Accessing Tumblr Data
Mostly as a reference for myself, I’ve summarised the types of data we extract from Tumblr, and highlighted the few areas where support is inconsistent across the methods provided.
I’ve noted previously, for example, that while we can get content by post type using the Tumblr API, the same can’t be achieved using a formatted URL. Conversely, there is now a URL format for displaying content by tag, while the API does not allow this directly.

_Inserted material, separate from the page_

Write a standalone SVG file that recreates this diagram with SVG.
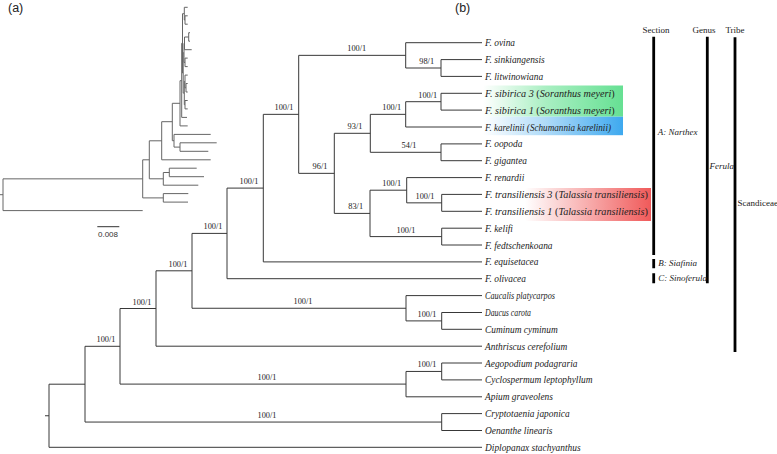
<svg xmlns="http://www.w3.org/2000/svg" width="777" height="454" viewBox="0 0 777 454">
<style>
.br{fill:none;stroke:#383838;stroke-width:1}
.bra{fill:none;stroke:#666;stroke-width:1}
.tx{font-family:"Liberation Serif","Times New Roman",serif;font-style:italic;font-size:9.4px;fill:#222}
.txl{font-size:10.2px}
.up{font-style:normal}
.sp{font-family:"Liberation Serif","Times New Roman",serif;font-size:8.3px;fill:#222;text-anchor:middle}
.hd{font-family:"Liberation Serif","Times New Roman",serif;font-size:9px;fill:#222;text-anchor:middle}
.cl{font-family:"Liberation Serif","Times New Roman",serif;font-size:9px;fill:#222}
.it{font-style:italic}
.bar{stroke:#000;stroke-width:2.8;fill:none}
.pl{font-family:"Liberation Sans",Arial,sans-serif;font-size:12.5px;fill:#222}
</style>
<defs>
<linearGradient id="gGreen" x1="0" y1="0" x2="1" y2="0">
<stop offset="0" stop-color="#ffffff"/>
<stop offset="0.45" stop-color="#a9efc2"/>
<stop offset="1" stop-color="#66e093"/>
</linearGradient>
<linearGradient id="gBlue" x1="0" y1="0" x2="1" y2="0">
<stop offset="0" stop-color="#ffffff"/>
<stop offset="0.5" stop-color="#a5d6f7"/>
<stop offset="1" stop-color="#3ea9ef"/>
</linearGradient>
<linearGradient id="gRed" x1="0" y1="0" x2="1" y2="0">
<stop offset="0" stop-color="#ffffff"/>
<stop offset="0.25" stop-color="#ffffff"/>
<stop offset="1" stop-color="#f05a5a"/>
</linearGradient>
</defs>
<rect width="777" height="454" fill="#ffffff"/>

<!-- Panel (a) -->
<g id="panel-a">
<text class="pl" x="8" y="11.5">(a)</text>
<path class="bra" d="M0 194.7H3 M3 178.85V210.6 M3 178.85H142.7 M3 210.6H142.7
M142.7 159.8V197.9 M142.7 197.9H163.3 M163.3 193.6V202.1 M163.3 193.6H188.3 M163.3 202.1H188
M142.7 159.8H149.3 M149.3 140.8V178.8 M149.3 178.8H163.3 M163.3 172.5V185.2 M163.3 185.2H198.3 M163.3 172.5H169.3 M169.3 168.2V176.7 M169.3 168.2H196.7 M169.3 176.7H204
M149.3 140.8H161.7 M161.7 121.7V159.8 M161.7 159.8H210.7
M161.7 121.7H172.3 M172.3 103.3V140.7 M172.3 140.7H174 M174 134.4V147.1 M174 134.4H210.7 M174 147.1H180 M180 142.8V151.3 M180 142.8H216.7 M180 151.3H208.3
M172.3 103.3H180 M180 80.7V125.9 M180 125.9H187.7
M180 80.7H181.7 M181.7 43.3V117.4 M181.7 117.4H187
M181.7 43.3H182.5 M182.5 13.7V73
M182.5 13.7H184.3 M184.3 7.3V20 M184.3 7.3H187.7 M184.3 20H185 M185 15.8V24.2 M185 15.8H187.7 M185 24.2H187.7
M182.5 73H183.2 M183.2 52.8V93.1
M183.2 52.8H184 M184 43.3V62.4 M184 43.3H184.5 M184.5 37V49.7 M184.5 49.7H191.7 M184.5 37H188.7 M188.7 32.7V41.2 M188.7 32.7H190 M188.7 41.2H190
M184 62.4H185 M185 58.1V66.6 M185 58.1H187.7 M185 66.6H187.7
M183.2 93.1H184.3 M184.3 81.4V104.7 M184.3 81.4H185 M185 75.1V87.8 M185 75.1H187.7 M185 87.8H186 M186 83.5V92 M186 83.5H187.7 M186 92H187.7
M184.3 104.7H185 M185 100.5V108.9 M185 100.5H187.7 M185 108.9H187.7"/>
<path d="M97.3 226.7H119.3" stroke="#333" stroke-width="1"/>
<text x="108" y="237" font-family="Liberation Sans,Arial,sans-serif" font-size="8" fill="#333" text-anchor="middle">0.008</text>
</g>

<text class="pl" x="455" y="11.5">(b)</text>

<!-- highlights -->
<rect x="483" y="85.5" width="140" height="31.2" fill="url(#gGreen)"/>
<rect x="483" y="116.7" width="140" height="18.5" fill="url(#gBlue)"/>
<rect x="483" y="188" width="168" height="33" fill="url(#gRed)"/>

<!-- connectors: tree (b) -->
<g id="connectors">
<path class="br" d="M45 415.75H49 M49 384.2V447.3 M49 447.3H482
M49 384.2H85 M85 346.3V422.05
M85 422.05H441.7 M441.7 413.6V430.5 M441.7 413.6H482 M441.7 430.5H482
M85 346.3H120 M120 308.5V384.1
M120 384.1H406 M406 371.45V396.8 M406 396.8H482 M406 371.45H441.7 M441.7 363V379.9 M441.7 363H482 M441.7 379.9H482
M120 308.5H156 M156 270.8V346.2 M156 346.2H482
M156 270.8H192 M192 233.4V308.25
M192 308.25H406 M406 295.6V320.9 M406 295.6H482 M406 320.9H441.7 M441.7 312.5V329.3 M441.7 312.5H482 M441.7 329.3H482
M192 233.4H227 M227 188.1V278.7 M227 278.7H482
M227 188.1H263.3 M263.3 114.35V261.9 M263.3 261.9H482
M263.3 114.35H298.7 M298.7 55.35V173.35
M298.7 55.35H405.7 M405.7 42.7V68 M405.7 42.7H482 M405.7 68H441 M441 59.6V76.4 M441 59.6H482 M441 76.4H482
M298.7 173.35H334.3 M334.3 133.3V213.4
M334.3 133.3H370.3 M370.3 114.35V152.3
M370.3 114.35H405.7 M405.7 101.7V127 M405.7 127H482 M405.7 101.7H441 M441 93.3V110.1 M441 93.3H482 M441 110.1H482
M370.3 152.3H441 M441 143.9V160.7 M441 143.9H482 M441 160.7H482
M334.3 213.4H370 M370 190.2V236.6
M370 190.2H406.7 M406.7 177.6V202.85 M406.7 177.6H482 M406.7 202.85H441.7 M441.7 194.4V211.3 M441.7 194.4H482 M441.7 211.3H482
M370 236.6H441.7 M441.7 228.2V245 M441.7 228.2H482 M441.7 245H482"/>
</g>

<!-- support values -->
<g id="support">
<text class="sp" x="356.7" y="51.3">100/1</text>
<text class="sp" x="426.7" y="64">98/1</text>
<text class="sp" x="284" y="110.3">100/1</text>
<text class="sp" x="391.7" y="110.3">100/1</text>
<text class="sp" x="427.7" y="97.7">100/1</text>
<text class="sp" x="355" y="129.3">93/1</text>
<text class="sp" x="409" y="148.3">54/1</text>
<text class="sp" x="320" y="169.3">96/1</text>
<text class="sp" x="249" y="184.1">100/1</text>
<text class="sp" x="391.7" y="186.2">100/1</text>
<text class="sp" x="425" y="198.8">100/1</text>
<text class="sp" x="355.7" y="209.4">83/1</text>
<text class="sp" x="213" y="229.4">100/1</text>
<text class="sp" x="406" y="232.6">100/1</text>
<text class="sp" x="178" y="266.8">100/1</text>
<text class="sp" x="303" y="304.2">100/1</text>
<text class="sp" x="142" y="304.5">100/1</text>
<text class="sp" x="427" y="316.9">100/1</text>
<text class="sp" x="106" y="342.3">100/1</text>
<text class="sp" x="427" y="367.4">100/1</text>
<text class="sp" x="267" y="380.1">100/1</text>
<text class="sp" x="267" y="418">100/1</text>
</g>

<!-- taxa -->
<g id="t-ovina"><text class="tx" x="485" y="46.2">F. ovina</text></g>
<g id="t-sinkiangensis"><text class="tx" x="485" y="63.1">F. sinkiangensis</text></g>
<g id="t-litwinowiana"><text class="tx" x="485" y="79.9">F. litwinowiana</text></g>
<g id="t-sibirica3"><text class="tx txl" x="485" y="96.8">F. sibirica 3 <tspan class="up">(</tspan>Soranthus meyeri<tspan class="up">)</tspan></text></g>
<g id="t-sibirica1"><text class="tx txl" x="485" y="113.6">F. sibirica 1 <tspan class="up">(</tspan>Soranthus meyeri<tspan class="up">)</tspan></text></g>
<g id="t-karelinii"><text class="tx" x="485" y="130.5" textLength="126" lengthAdjust="spacingAndGlyphs">F. karelinii (Schumannia karelinii)</text></g>
<g id="t-oopoda"><text class="tx" x="485" y="147.4">F. oopoda</text></g>
<g id="t-gigantea"><text class="tx" x="485" y="164.2">F. gigantea</text></g>
<g id="t-renardii"><text class="tx" x="485" y="181.1">F. renardii</text></g>
<g id="t-transiliensis3"><text class="tx txl" x="485" y="197.9">F. transiliensis 3 <tspan class="up">(</tspan>Talassia transiliensis<tspan class="up">)</tspan></text></g>
<g id="t-transiliensis1"><text class="tx txl" x="485" y="214.8">F. transiliensis 1 <tspan class="up">(</tspan>Talassia transiliensis<tspan class="up">)</tspan></text></g>
<g id="t-kelifi"><text class="tx" x="485" y="231.7">F. kelifi</text></g>
<g id="t-fedtschenkoana"><text class="tx" x="485" y="248.5">F. fedtschenkoana</text></g>
<g id="t-equisetacea"><text class="tx" x="485" y="265.4">F. equisetacea</text></g>
<g id="t-olivacea"><text class="tx" x="485" y="282.2">F. olivacea</text></g>
<g id="t-caucalis"><text class="tx" x="485" y="299.1" textLength="70" lengthAdjust="spacingAndGlyphs">Caucalis platycarpos</text></g>
<g id="t-daucus"><text class="tx" x="485" y="316" textLength="46" lengthAdjust="spacingAndGlyphs">Daucus carota</text></g>
<g id="t-cuminum"><text class="tx" x="485" y="332.8">Cuminum cyminum</text></g>
<g id="t-anthriscus"><text class="tx" x="485" y="349.7">Anthriscus cerefolium</text></g>
<g id="t-aegopodium"><text class="tx" x="485" y="366.5">Aegopodium podagraria</text></g>
<g id="t-cyclospermum"><text class="tx" x="485" y="383.4">Cyclospermum leptophyllum</text></g>
<g id="t-apium"><text class="tx" x="485" y="400.3">Apium graveolens</text></g>
<g id="t-cryptotaenia"><text class="tx" x="485" y="417.1">Cryptotaenia japonica</text></g>
<g id="t-oenanthe"><text class="tx" x="485" y="434">Oenanthe linearis</text></g>
<g id="t-diplopanax"><text class="tx" x="485" y="450.8">Diplopanax stachyanthus</text></g>

<!-- classification -->
<g id="classification">
<text class="hd" x="656" y="33">Section</text>
<text class="hd" x="704" y="33">Genus</text>
<text class="hd" x="735" y="33">Tribe</text>
<path class="bar" d="M653.7 36.7V255 M653.7 259V268.3 M653.7 273.3V283.3 M707.3 36.7V283.3 M735 37.3V352"/>
<text class="cl it" x="657.7" y="134.5">A: Narthex</text>
<text class="cl it" x="658.3" y="265.5">B: Siafinia</text>
<text class="cl it" x="658.3" y="280.5">C: Sinoferula</text>
<text class="cl it" x="709.5" y="169" font-size="8.6">Ferula</text>
<text class="cl" x="737.5" y="205.5" font-size="8.2">Scandiceae</text>
</g>
</svg>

The chart below depicts the five key ways in which posts are filtered (including the new native search), along with other commonly accessed data: tags, feeds and avatar images. Tumblr has announced changes to its theme engine which may in turn affect the API and URL schemes as well, so I’ll keep the chart updated where possible.
| API | Theme | URL | |
|---|---|---|---|
| Posts | Yes | Yes | Yes |
| — by Type | Yes | Soon | No |
| — by Tag | No ¹ | Soon | Yes |
| — by Keyword | No | Yes | Yes |
| — by Date | No | No | Yes |
| — by Quantity | Yes | Soon | No |
| Tags (per post) | Yes | Yes | Yes |
| Tags (all) | No ¹ | No | N/A |
| Reblog Source | No | Yes | N/A |
| Reblog Notes | No | No | No |
| Feed | Yes ² | Yes | Yes |
| Avatar | No | Yes | No |
Yes Supported No Not Supported Soon Announced N/A Not Applicable
¹ It’s technically possible to request every post in a Tumblr site using multiple API calls, and then filter or collate by tag, but this isn’t ideal.
² The feed URL is not specifically included in the API response, however it’s trivial to construct it given the username.
Update: At the suggestion of Scott Lamb, I’ve added reblog data to the chart. Reblog Source refers to the URL of the post from which yours is reblogged, while Reblog Notes is the list of users who’ve reblogged your post (and other notable appearances such as on the Radar). Tumblr’s David Karp displays notes for each post on his tumblelog, so I guess this is coming at some point.